Slasher films have never been known to feature the most likable characters, and Silent Night Deadly Night is no different. In fact, here the films sole attention is on the murderer himself, Billy, with his victims usually getting nothing more than a minute or two of introduction before being snuffed. And while Billy isn’t likable (and I would be a little scared of anyone who said he was), he generates a certain amount of pity, stemming from the fact that he is not a bad guy. He is a good guy who has been driven insane by the constant abuse he suffered as a child. He is a product of his environment, and while he may not induce much compassion as he begins to pull a box cutter on a child, he is a sad case of the effects child abuse can have on a human, and generates empathy despite his heinous crimes. There is more depth to Billy than Jason or Freddy, and that is part of the reason the film is more disturbing than most other slashers.
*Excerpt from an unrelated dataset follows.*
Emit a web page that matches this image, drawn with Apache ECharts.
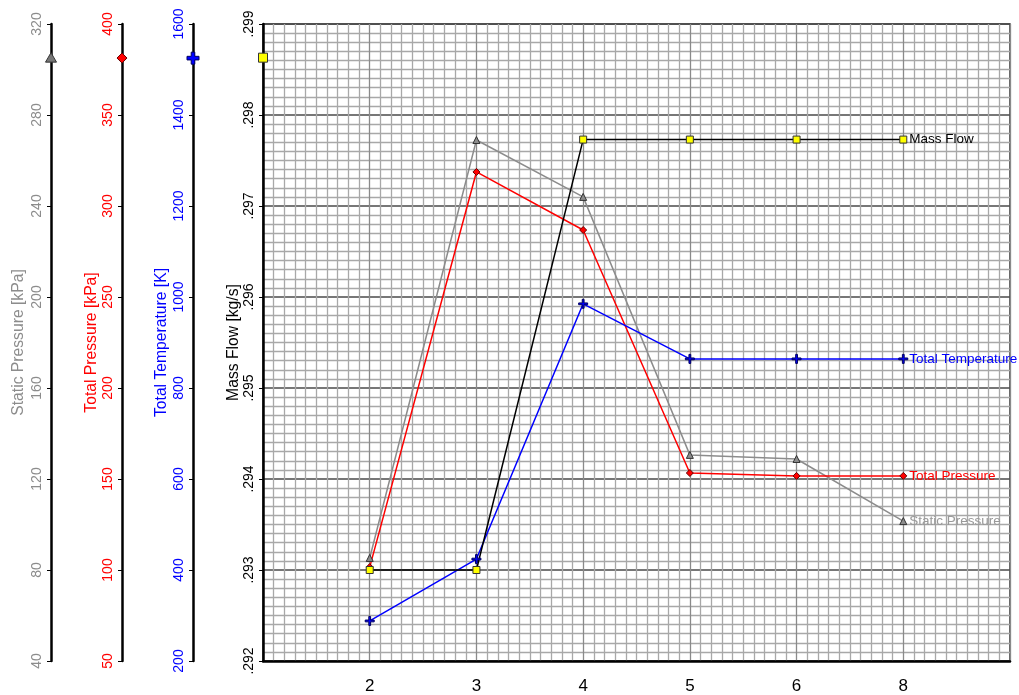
<!DOCTYPE html>
<html>
<head>
<meta charset="utf-8">
<script src="https://cdn.jsdelivr.net/npm/echarts@6/dist/echarts.min.js"></script>
<style>html,body{margin:0;padding:0;background:#fff}#c{width:1019px;height:695px}</style>
</head>
<body>
<div id="c"></div>
<script>
// ---- data ----
var xPositions = [2, 3, 4, 5, 6, 7];
var xTickLabels = {2: '2', 3: '3', 4: '4', 5: '5', 6: '6', 7: '8'};
var massFlow = [0.2930, 0.2930, 0.29773, 0.29773, 0.29773, 0.29773];
var totalTemperature = [288, 424, 985, 864, 864, 864];
var totalPressure = [101.6, 318.7, 286.8, 153.3, 151.7, 151.7];
var staticPressure = [85.3, 269, 244, 130.6, 128.8, 101.5];
var axisMarkers = [0.29863, 1525, 381.3, 305]; // massFlow, totalTemp, totalPressure, staticPressure

var FONT = 'Liberation Sans, Arial, sans-serif';
var GRID_LEFT = 263;
var offsets = [0, 70, 141, 212];

function pairs(vals) { return xPositions.map(function (x, i) { return [x, vals[i]]; }); }

var chart = echarts.init(document.getElementById('c'), null, {renderer: 'canvas'});

function yAxis(opts) {
  var base = {
    type: 'value', position: 'left', offset: opts.offset,
    min: opts.min, max: opts.max, interval: opts.interval,
    name: opts.name, nameLocation: 'middle', nameGap: opts.nameGap,
    nameRotate: 90, nameMoveOverlap: false,
    nameTextStyle: {color: opts.color, fontSize: 15.7, fontFamily: FONT},
    axisLine: {show: true, onZero: false, lineStyle: {color: '#000', width: 2.5}},
    axisTick: {show: true, length: 4, lineStyle: {color: '#000', width: 1}},
    axisLabel: {color: opts.color, fontSize: 14, fontFamily: FONT, rotate: 90, margin: 6.5,
      formatter: opts.formatter || function (v) { return String(v); }},
    splitLine: {show: false}
  };
  if (opts.grid) {
    base.splitLine = {show: true, lineStyle: {color: '#4a4a4a', width: 1.5}};
    base.minorTick = {show: true, splitNumber: 10, length: 0};
    base.minorSplitLine = {show: true, lineStyle: {color: '#a8a8a8', width: 1.3}};
  }
  return base;
}

var option = {
  animation: false,
  backgroundColor: '#fff',
  textStyle: {fontFamily: FONT},
  grid: {left: GRID_LEFT, right: 9, top: 24, bottom: 34, show: true, borderColor: '#333', borderWidth: 1.5,
    containLabel: false, outerBoundsMode: 'none'},
  xAxis: {
    type: 'value', min: 1, max: 8, interval: 1,
    axisLine: {show: true, onZero: false, lineStyle: {color: '#000', width: 2.5}},
    axisTick: {show: false},
    axisLabel: {color: '#000', fontSize: 17, fontFamily: FONT, margin: 17,
      formatter: function (v) { return xTickLabels[v] || ''; }},
    splitLine: {show: true, lineStyle: {color: '#8a8a8a', width: 1.3}},
    minorTick: {show: true, splitNumber: 10, length: 0},
    minorSplitLine: {show: true, lineStyle: {color: '#a8a8a8', width: 1.3}}
  },
  yAxis: [
    yAxis({offset: offsets[0], min: 0.292, max: 0.299, interval: 0.001, name: 'Mass Flow [kg/s]', nameGap: 21.5,
      color: '#000', grid: true,
      formatter: function (v) { return v.toFixed(3).replace(/^0/, ''); }}),
    yAxis({offset: offsets[1], min: 200, max: 1600, interval: 200, name: 'Total Temperature [K]', nameGap: 23,
      color: '#0000ff'}),
    yAxis({offset: offsets[2], min: 50, max: 400, interval: 50, name: 'Total Pressure [kPa]', nameGap: 22,
      color: '#ff0000'}),
    yAxis({offset: offsets[3], min: 40, max: 320, interval: 40, name: 'Static Pressure [kPa]', nameGap: 24.5,
      color: '#8c8c8c'})
  ],
  series: [
    {
      name: 'Static Pressure', type: 'line', yAxisIndex: 3, data: pairs(staticPressure),
      symbol: 'triangle', symbolSize: 7,
      lineStyle: {color: '#8c8c8c', width: 1.5},
      itemStyle: {color: '#8c8c8c', borderColor: '#333', borderWidth: 1},
      endLabel: {show: true, formatter: '{a}', color: '#999', fontSize: 13.5, fontFamily: FONT, distance: 6}
    },
    {
      name: 'Total Pressure', type: 'line', yAxisIndex: 2, data: pairs(totalPressure),
      symbol: 'diamond', symbolSize: 7,
      lineStyle: {color: '#ff0000', width: 1.5},
      itemStyle: {color: '#ff0000', borderColor: '#600', borderWidth: 1},
      endLabel: {show: true, formatter: '{a}', color: '#ff0000', fontSize: 13.5, fontFamily: FONT, distance: 6}
    },
    {
      name: 'Total Temperature', type: 'line', yAxisIndex: 1, data: pairs(totalTemperature),
      symbol: 'path://M4,0H6V4H10V6H6V10H4V6H0V4H4Z', symbolSize: 9,
      lineStyle: {color: '#0000ff', width: 1.5},
      itemStyle: {color: '#0000ff', borderColor: '#000060', borderWidth: 1},
      endLabel: {show: true, formatter: '{a}', color: '#0000ff', fontSize: 13.5, fontFamily: FONT, distance: 6}
    },
    {
      name: 'Mass Flow', type: 'line', yAxisIndex: 0, data: pairs(massFlow),
      symbol: 'rect', symbolSize: 7,
      lineStyle: {color: '#000', width: 1.5},
      itemStyle: {color: '#ffff00', borderColor: '#333', borderWidth: 1},
      endLabel: {show: true, formatter: '{a}', color: '#000', fontSize: 13.5, fontFamily: FONT, distance: 6}
    }
  ]
};
chart.setOption(option);

// markers on each y axis line, placed through the library's scales
var markerStyles = [
  {shape: 'rect', fill: '#ffff00', stroke: '#333'},
  {shape: 'plus', fill: '#0000ff', stroke: '#000060'},
  {shape: 'diamond', fill: '#ff0000', stroke: '#600'},
  {shape: 'triangle', fill: '#777', stroke: '#333'}
];
var graphics = [];
axisMarkers.forEach(function (v, i) {
  var y = chart.convertToPixel({yAxisIndex: i}, v);
  var x = chart.convertToPixel({xAxisIndex: 0}, 1) - offsets[i];
  var s = markerStyles[i];
  var st = {fill: s.fill, stroke: s.stroke, lineWidth: 1};
  if (s.shape === 'rect') {
    graphics.push({type: 'rect', shape: {x: x - 4.5, y: y - 4.5, width: 9, height: 9}, style: st, z: 100});
  } else if (s.shape === 'diamond') {
    graphics.push({type: 'polygon', shape: {points: [[x, y - 5], [x + 5, y], [x, y + 5], [x - 5, y]]}, style: st, z: 100});
  } else if (s.shape === 'triangle') {
    graphics.push({type: 'polygon', shape: {points: [[x, y - 5.5], [x + 5.5, y + 4], [x - 5.5, y + 4]]}, style: st, z: 100});
  } else {
    graphics.push({type: 'polygon', shape: {points: [[x - 1.8, y - 6], [x + 1.8, y - 6], [x + 1.8, y - 1.8], [x + 6, y - 1.8], [x + 6, y + 1.8], [x + 1.8, y + 1.8], [x + 1.8, y + 6], [x - 1.8, y + 6], [x - 1.8, y + 1.8], [x - 6, y + 1.8], [x - 6, y - 1.8], [x - 1.8, y - 1.8]]}, style: st, z: 100});
  }
});
chart.setOption({graphic: graphics});
</script>
</body>
</html>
The final aspect of Silent Night Deadly Night that really propels it above most other slashers is not a variation from other slasher genres (like the previous things I have mentioned), but an improvement on most others. This is to say that there are actually some very creepy and frightening sequences, particularly the ending which sent shivers up my arm. The infamous protests that greeted this films release may lead people to believe that Silent Night Deadly Night is nothing more than some sort of exploitation piece. This is not what it actually is though. It is a depressing, quite suspenseful and well-done entry in the sleazy slasher genre, and possibly one of the best Christmas-themed horror movies out there.